Pour une gauche du xxie siècle, fière et forte de sa diversité culturelle
La lutte contre le racisme et les discriminations est un enjeu majeur pour (re)construire une gauche de transformation sociale véritablement implantée au cœur des classes populaires. Cette question stratégique a jusqu’à présent été largement ignorée au sein du mouvement ouvrier « traditionnel ». Influencé par le discours républicain dominant qui interdit toute politisation des questions jugées « minoritaires » ou « identitaires », il a longtemps refusé de reconnaître la dimension raciale (et sa traduction politique et culturelle) des inégalités sociales. Outil au service de la classe dominante, le racisme sert à « diviser pour mieux régner » celles et ceux qui ont objectivement le plus d’intérêt à s’unir, en essentialisant et en hiérarchisant les différences entre populations pour en faire des antagonismes irréductibles. Mais cette instrumentalisation ne doit pas mener à nier les spécificités qui existent bel et bien au sein des catégories populaires. Parler de la question « raciale » ne revient pas à oublier la question sociale. La question raciale est une question sociale à part entière, autant que politique, économique et culturelle. La classe ouvrière n’a jamais été homogène, en termes de statuts, d’origines et d’identités, c’est l’expérience partagée qui lui a parfois donné une unité objective et subjective. Aujourd’hui, dans les quartiers populaires notamment, c’est une réalité « cosmopolite », un « arc en ciel [qui] n’a pas six couleurs mais dix-huit » comme l’explique le slammeur : hommes et femmes, précaires et fonctionnaires, blancs et noirs, arabes et asiatiques, musulmans et athés, né-e-s ici et ailleurs, etc. Tenir compte de cette diversité n’est pas contradictoire avec l’objectif de son unification, mais cette dernière ne peut se réaliser en faisant abstraction de ses conditions réelles d’existence. Si on veut l’unir, il faut pouvoir proposer des perspectives à tou-te-s, y compris du point de vue de leurs identités plurielles et de leurs combats spécifiques. Cela doit se traduire dans le programme et les revendications que nous défendons autant que dans les mouvements et mobilisations que nous participons à construire.

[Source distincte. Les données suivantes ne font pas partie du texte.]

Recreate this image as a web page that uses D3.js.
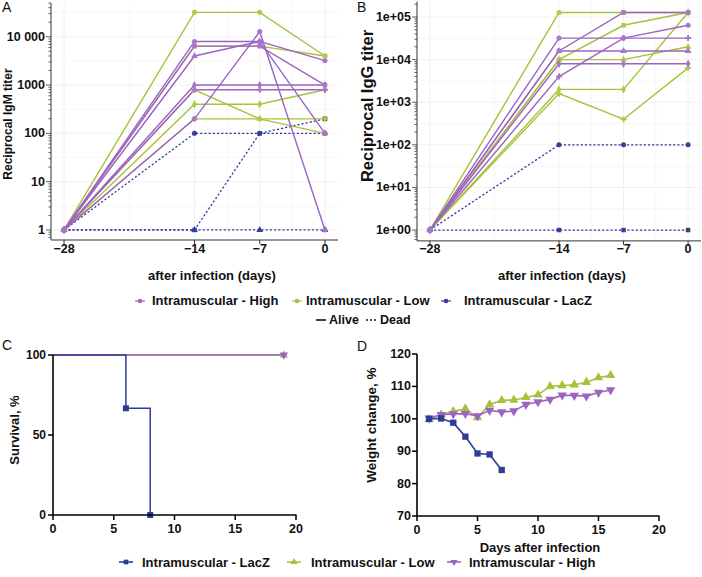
<!DOCTYPE html>
<html><head><meta charset="utf-8">
<script src="https://cdn.jsdelivr.net/npm/d3@7"></script>
<style>
body{margin:0;background:#fff}
text{font-family:"Liberation Sans",Arial,sans-serif}
</style>
</head><body>
<svg id="c" width="702" height="577"></svg>
<script>
// ---------- DATA ----------
const titerDays = [-28, -14, -7, 0];
// Panel A: reciprocal IgM titer per mouse
const igmHigh = [
  [1, 8000, 8000, 3200],
  [1, 6400, 6400, 1000],
  [1, 4000, 8000, 100],
  [1, 1000, 1000, 1000],
  [1, 800, 800, 800],
  [1, 200, 12800, 1]
];
const igmLow = [
  [1, 32000, 32000, 4000],
  [1, 6400, 6400, 4000],
  [1, 800, 200, 100],
  [1, 400, 400, 800],
  [1, 200, 200, 200]
];
const igmLacZ = [
  [1, 100, 100, 100],
  [1, 1, 100, 200],
  [1, 1, 1, 1]
];
// Panel B: reciprocal IgG titer per mouse
const iggHigh = [
  [1, 32000, 32000, 64000],
  [1, 16000, 128000, 128000],
  [1, 16000, 16000, 16000],
  [1, 8000, 8000, 8000],
  [1, 4000, 32000, 32000]
];
const iggLow = [
  [1, 128000, 128000, 128000],
  [1, 10000, 64000, 128000],
  [1, 10000, 10000, 20000],
  [1, 2000, 2000, 128000],
  [1, 1600, 400, 6400]
];
const iggLacZ = [
  [1, 100, 100, 100],
  [1, 1, 1, 1]
];
const igmTicks = [1, 10, 100, 1000, 10000];
const igmTickLabels = ["1", "10", "100", "1000", "10 000"];
const iggTicks = [1, 10, 100, 1000, 10000, 100000];
const iggTickLabels = ["1e+00", "1e+01", "1e+02", "1e+03", "1e+04", "1e+05"];

// Panel C: survival
const survLacZDays = [0, 6, 8];
const survLacZ = [100, 66.7, 0];
const survLowDays = [0, 19];
const survLow = [100, 100];
const survHighDays = [0, 19];
const survHigh = [100, 100];

// Panel D: weight change
const weightDays = [1,2,3,4,5,6,7,8,9,10,11,12,13,14,15,16];
const weightLacZ = [100, 100.1, 98.8, 94.5, 89.3, 89.0, 84.2];
const weightLow = [99.8, 101.3, 102.3, 103.1, 100.4, 104.4, 105.7, 105.8, 106.6, 107.4, 110.0, 110.3, 110.5, 111.3, 112.7, 113.4];
const weightHigh = [100.2, 101.3, 101.5, 101.6, 100.9, 102.6, 102.1, 102.4, 104.4, 105.2, 106.0, 107.3, 107.2, 107.0, 108.1, 108.9];

const groupNames = ["Intramuscular - High", "Intramuscular - Low", "Intramuscular - LacZ"];

// ---------- STYLE ----------
const PURPLE = "#9d63c3", GREEN = "#a6c23b", BLUE = "#2e3c98";
const PURPLE_M = "#a874cc", GREEN_M = "#b0c94a", BLUE_M = "#34409c";
const FONT = '"Liberation Sans", Arial, sans-serif';
const svg = d3.select("#c");

function txt(x, y, s, size, opts = {}) {
  const t = svg.append("text").attr("x", x).attr("y", y).text(s)
    .attr("font-size", size).attr("font-weight", opts.weight || "bold")
    .attr("fill", opts.fill || "#111")
    .attr("text-anchor", opts.anchor || "start")
    .attr("dominant-baseline", opts.baseline || "central");
  if (opts.rotate) t.attr("transform", `rotate(-90 ${x} ${y})`);
  return t;
}

const markShapes = [d3.symbolCircle, d3.symbolSquare, d3.symbolTriangle, d3.symbolDiamond, d3.symbolCross, d3.symbolCircle];

function drawTiter(p) {
  const g = svg.append("g");
  const x = d3.scaleLinear().domain(p.xDomain).range(p.xRange);
  const y = d3.scaleLog().domain(p.yDomain).range(p.yRange);
  const [xl, xr] = p.xRange, [yb, yt] = p.yRange;
  // grid (major + minor, very faint)
  const ld = d3.range(Math.floor(Math.log10(p.yDomain[0])), Math.ceil(Math.log10(p.yDomain[1])) + 1);
  ld.forEach(d => {
    const mv = Math.pow(10, d + 0.5);
    if (mv > p.yDomain[0] && mv < p.yDomain[1])
      g.append("line").attr("x1", xl).attr("x2", xr).attr("y1", y(mv)).attr("y2", y(mv)).attr("stroke", "#f2f2f2").attr("stroke-width", 0.6);
  });
  p.yTicks.forEach(v => g.append("line").attr("x1", xl).attr("x2", xr).attr("y1", y(v)).attr("y2", y(v)).attr("stroke", "#ebebeb").attr("stroke-width", 0.7));
  [-21, -10.5, -3.5].forEach(v => g.append("line").attr("x1", x(v)).attr("x2", x(v)).attr("y1", yb).attr("y2", yt).attr("stroke", "#f2f2f2").attr("stroke-width", 0.6));
  titerDays.forEach(v => g.append("line").attr("x1", x(v)).attr("x2", x(v)).attr("y1", yb).attr("y2", yt).attr("stroke", "#ebebeb").attr("stroke-width", 0.7));

  // lines
  const line = d3.line().x((d, i) => x(titerDays[i])).y(d => y(d));
  p.groups.forEach(gr => gr.data.forEach(vals => {
    g.append("path").attr("d", line(vals)).attr("fill", "none")
      .attr("stroke", gr.color).attr("stroke-width", gr.dashed ? 1.3 : 1.4)
      .attr("stroke-dasharray", gr.dashed ? "2.2,2" : null);
  }));
  // markers
  p.groups.forEach(gr => gr.data.forEach((vals, k) => {
    const sym = d3.symbol().type(markShapes[k % markShapes.length]).size(20);
    vals.forEach((v, i) => {
      g.append("path").attr("d", sym()).attr("transform", `translate(${x(titerDays[i])},${y(v)})`)
        .attr("fill", (gr.dashed && k === 1 && i === 3) ? "#3c3f6e" : gr.mark);
    });
  }));

  // axes
  const ax = svg.append("g");
  ax.append("line").attr("x1", xl).attr("x2", xl).attr("y1", yb).attr("y2", yt).attr("stroke", "#333").attr("stroke-width", 1);
  ax.append("line").attr("x1", xl).attr("x2", xr).attr("y1", yb).attr("y2", yb).attr("stroke", "#333").attr("stroke-width", 1);
  // log minor ticks
  ld.forEach(d => {
    for (let k = 1; k <= 9; k++) {
      const v = k * Math.pow(10, d);
      if (v < p.yDomain[0] || v > p.yDomain[1]) continue;
      const len = k === 1 ? 5 : 2.5;
      ax.append("line").attr("x1", xl - len).attr("x2", xl).attr("y1", y(v)).attr("y2", y(v)).attr("stroke", "#333").attr("stroke-width", 0.8);
    }
  });
  p.yTicks.forEach((v, i) => txt(xl - 6, y(v), p.yLabels[i], 12.5, { anchor: "end" }));
  titerDays.forEach(v => {
    ax.append("line").attr("x1", x(v)).attr("x2", x(v)).attr("y1", yb).attr("y2", yb + 4).attr("stroke", "#333");
    txt(x(v), yb + 8.5, v < 0 ? "\u2212" + Math.abs(v) : String(v), 12.5, { anchor: "middle" });
  });
  txt(p.xTitlePos[0], p.xTitlePos[1], "after infection (days)", 13, { anchor: "middle" });
  txt(p.yTitlePos[0], p.yTitlePos[1], p.yTitle, p.yTitleSize, { anchor: "middle", rotate: true });
}

drawTiter({
  xDomain: [-29.4, 1.4], xRange: [51, 338],
  yDomain: [Math.pow(10, -0.2076), Math.pow(10, 4.699)], yRange: [240, 3],
  yTicks: igmTicks, yLabels: igmTickLabels,
  groups: [
    { data: igmLacZ, color: BLUE, mark: BLUE_M, dashed: true },
    { data: igmLow, color: GREEN, mark: GREEN_M },
    { data: igmHigh, color: PURPLE, mark: PURPLE_M }
  ],
  xTitlePos: [212, 275], yTitlePos: [8, 124], yTitle: "Reciprocal IgM titer", yTitleSize: 12
});
drawTiter({
  xDomain: [-29.4, 1.4], xRange: [417, 701],
  yDomain: [Math.pow(10, -0.255), Math.pow(10, 5.362)], yRange: [240.9, 1.6],
  yTicks: iggTicks, yLabels: iggTickLabels,
  groups: [
    { data: iggLacZ, color: BLUE, mark: BLUE_M, dashed: true },
    { data: iggLow, color: GREEN, mark: GREEN_M },
    { data: iggHigh, color: PURPLE, mark: PURPLE_M }
  ],
  xTitlePos: [562, 275], yTitlePos: [367, 106], yTitle: "Reciprocal IgG titer", yTitleSize: 16.5
});

// panel letters
txt(2, 12, "A", 14, { weight: "normal", baseline: "alphabetic" });
txt(357, 12, "B", 14, { weight: "normal", baseline: "alphabetic" });
txt(2, 350, "C", 14, { weight: "normal", baseline: "alphabetic" });
txt(357, 351, "D", 14, { weight: "normal", baseline: "alphabetic" });

// top legend
const topLeg = [
  { name: groupNames[0], color: PURPLE, cx: 140, tx: 152 },
  { name: groupNames[1], color: GREEN, cx: 297, tx: 306 },
  { name: groupNames[2], color: BLUE, cx: 446, tx: 464 }
];
topLeg.forEach(l => {
  svg.append("line").attr("x1", l.cx - 5).attr("x2", l.cx + 5).attr("y1", 301).attr("y2", 301).attr("stroke", l.color).attr("stroke-width", 1.2);
  svg.append("path").attr("d", d3.symbol().type(d3.symbolCircle).size(16)()).attr("transform", `translate(${l.cx},301)`).attr("fill", l.color);
  txt(l.tx, 300.5, l.name, 13);
});
svg.append("line").attr("x1", 316).attr("x2", 326).attr("y1", 320).attr("y2", 320).attr("stroke", "#111").attr("stroke-width", 1.6);
txt(329, 320, "Alive", 12.5);
svg.append("line").attr("x1", 366).attr("x2", 377).attr("y1", 320).attr("y2", 320).attr("stroke", "#111").attr("stroke-width", 1.6).attr("stroke-dasharray", "2,2");
txt(380, 320, "Dead", 12.5);

// ---------- Panel C ----------
(function () {
  const x = d3.scaleLinear().domain([0, 20]).range([53, 296]);
  const y = d3.scaleLinear().domain([0, 100]).range([515, 355]);
  const g = svg.append("g");
  const step = d3.line().curve(d3.curveStepAfter).x(d => x(d[0])).y(d => y(d[1]));
  const series = [
    { d: d3.zip(survLowDays, survLow), c: GREEN },
    { d: d3.zip(survHighDays, survHigh), c: PURPLE },
    { d: d3.zip(survLacZDays, survLacZ), c: BLUE }
  ];
  series.forEach(s => g.append("path").attr("d", step(s.d)).attr("fill", "none").attr("stroke", s.c).attr("stroke-width", 1.5));
  // markers at events / censoring
  g.append("path").attr("d", d3.symbol().type(d3.symbolTriangle).size(30)()).attr("transform", `translate(${x(survLowDays[1])},${y(survLow[1])})`).attr("fill", GREEN);
  g.append("path").attr("d", d3.symbol().type(d3.symbolTriangle).size(30)()).attr("transform", `translate(${x(survHighDays[1])},${y(survHigh[1])}) rotate(180)`).attr("fill", PURPLE);
  [1, 2].forEach(i => g.append("path").attr("d", d3.symbol().type(d3.symbolSquare).size(36)()).attr("transform", `translate(${x(survLacZDays[i])},${y(survLacZ[i])})`).attr("fill", BLUE));
  // axes
  g.append("line").attr("x1", 53).attr("x2", 53).attr("y1", 355).attr("y2", 515.7).attr("stroke", "#000").attr("stroke-width", 1.6);
  g.append("line").attr("x1", 53).attr("x2", 296.5).attr("y1", 515).attr("y2", 515).attr("stroke", "#000").attr("stroke-width", 1.6);
  [0, 50, 100].forEach(v => {
    g.append("line").attr("x1", 48).attr("x2", 53).attr("y1", y(v)).attr("y2", y(v)).attr("stroke", "#000").attr("stroke-width", 1.5);
    txt(46, y(v), String(v), 12, { anchor: "end" });
  });
  [0, 5, 10, 15, 20].forEach(v => {
    g.append("line").attr("x1", x(v)).attr("x2", x(v)).attr("y1", 515).attr("y2", 520).attr("stroke", "#000").attr("stroke-width", 1.5);
    txt(x(v), 529, String(v), 12.5, { anchor: "middle" });
  });
  txt(14, 430, "Survival, %", 13, { anchor: "middle", rotate: true });
})();

// ---------- Panel D ----------
(function () {
  const x = d3.scaleLinear().domain([0, 20]).range([417, 659]);
  const y = d3.scaleLinear().domain([70, 120]).range([516, 354]);
  const g = svg.append("g");
  const line = d3.line().x((d, i) => x(weightDays[i])).y(d => y(d));
  const series = [
    { v: weightLow, c: GREEN, sym: d3.symbolTriangle, rot: 0, size: 38 },
    { v: weightHigh, c: PURPLE, sym: d3.symbolTriangle, rot: 180, size: 38 },
    { v: weightLacZ, c: BLUE, sym: d3.symbolSquare, rot: 0, size: 40 }
  ];
  series.forEach(s => {
    g.append("path").attr("d", line(s.v)).attr("fill", "none").attr("stroke", s.c).attr("stroke-width", 1.6);
    s.v.forEach((v, i) => g.append("path").attr("d", d3.symbol().type(s.sym).size(s.size)())
      .attr("transform", `translate(${x(weightDays[i])},${y(v)}) rotate(${s.rot})`).attr("fill", s.c));
  });
  g.append("line").attr("x1", 417).attr("x2", 417).attr("y1", 354).attr("y2", 516.7).attr("stroke", "#000").attr("stroke-width", 1.6);
  g.append("line").attr("x1", 417).attr("x2", 659.5).attr("y1", 516).attr("y2", 516).attr("stroke", "#000").attr("stroke-width", 1.6);
  [70, 80, 90, 100, 110, 120].forEach(v => {
    g.append("line").attr("x1", 412).attr("x2", 417).attr("y1", y(v)).attr("y2", y(v)).attr("stroke", "#000").attr("stroke-width", 1.5);
    txt(411, y(v), String(v), 12.5, { anchor: "end" });
  });
  [0, 5, 10, 15, 20].forEach(v => {
    g.append("line").attr("x1", x(v)).attr("x2", x(v)).attr("y1", 516).attr("y2", 521).attr("stroke", "#000").attr("stroke-width", 1.5);
    txt(x(v), 530, String(v), 12.5, { anchor: "middle" });
  });
  txt(540, 547, "Days after infection", 13, { anchor: "middle" });
  txt(371, 425, "Weight change, %", 13.5, { anchor: "middle", rotate: true });
})();

// bottom legend
const botLeg = [
  { name: groupNames[2], color: BLUE, cx: 126, tx: 142, sym: d3.symbolSquare, rot: 0 },
  { name: groupNames[1], color: GREEN, cx: 294, tx: 311, sym: d3.symbolTriangle, rot: 0 },
  { name: groupNames[0], color: PURPLE, cx: 454, tx: 469, sym: d3.symbolTriangle, rot: 180 }
];
botLeg.forEach(l => {
  svg.append("line").attr("x1", l.cx - 7).attr("x2", l.cx + 7).attr("y1", 562).attr("y2", 562).attr("stroke", l.color).attr("stroke-width", 1.6);
  svg.append("path").attr("d", d3.symbol().type(l.sym).size(22)()).attr("transform", `translate(${l.cx},562) rotate(${l.rot})`).attr("fill", l.color);
  txt(l.tx, 562, l.name, 13);
});
</script>
</body></html>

Exiger/Revendiquer, entre autres :
o l’égalité des droits, de circulation, d’installation, de vote ou d’éligibilité pour tou-te-s, quels que soient sa nationalité, sa culture ou son lieu de naissance ;
o l’égalité des droits et de l’accès pour tout-e-s à l’éducation, à la santé, au logement, à l’emploi, à la retraite... et à tous les services publics, sous peine de sanctions pour les entreprises et les administrations contrevenantes ;
o la mise en place de politiques éducatives reflétant et respectant toutes les histoires, les mémoires et les héritages culturels ;
o la reconnaissance des crimes commis par la France pendant la colonisation et la fin des politiques impérialistes et néocoloniales menées et/ou soutenues par ce pays actuellement.
Construire/(Se) mobiliser pour, parmi d’autres :
o la semaine anticoloniale en février ; les commémorations du 8 mai (massacres de Sétif et Guelma) et du 9 mai (abolition de l’esclavage) ;
o la journée mondiale de lutte contre le racisme du 21 mars ;
o les mobilisations du 17 octobre (en souvenir de 1961).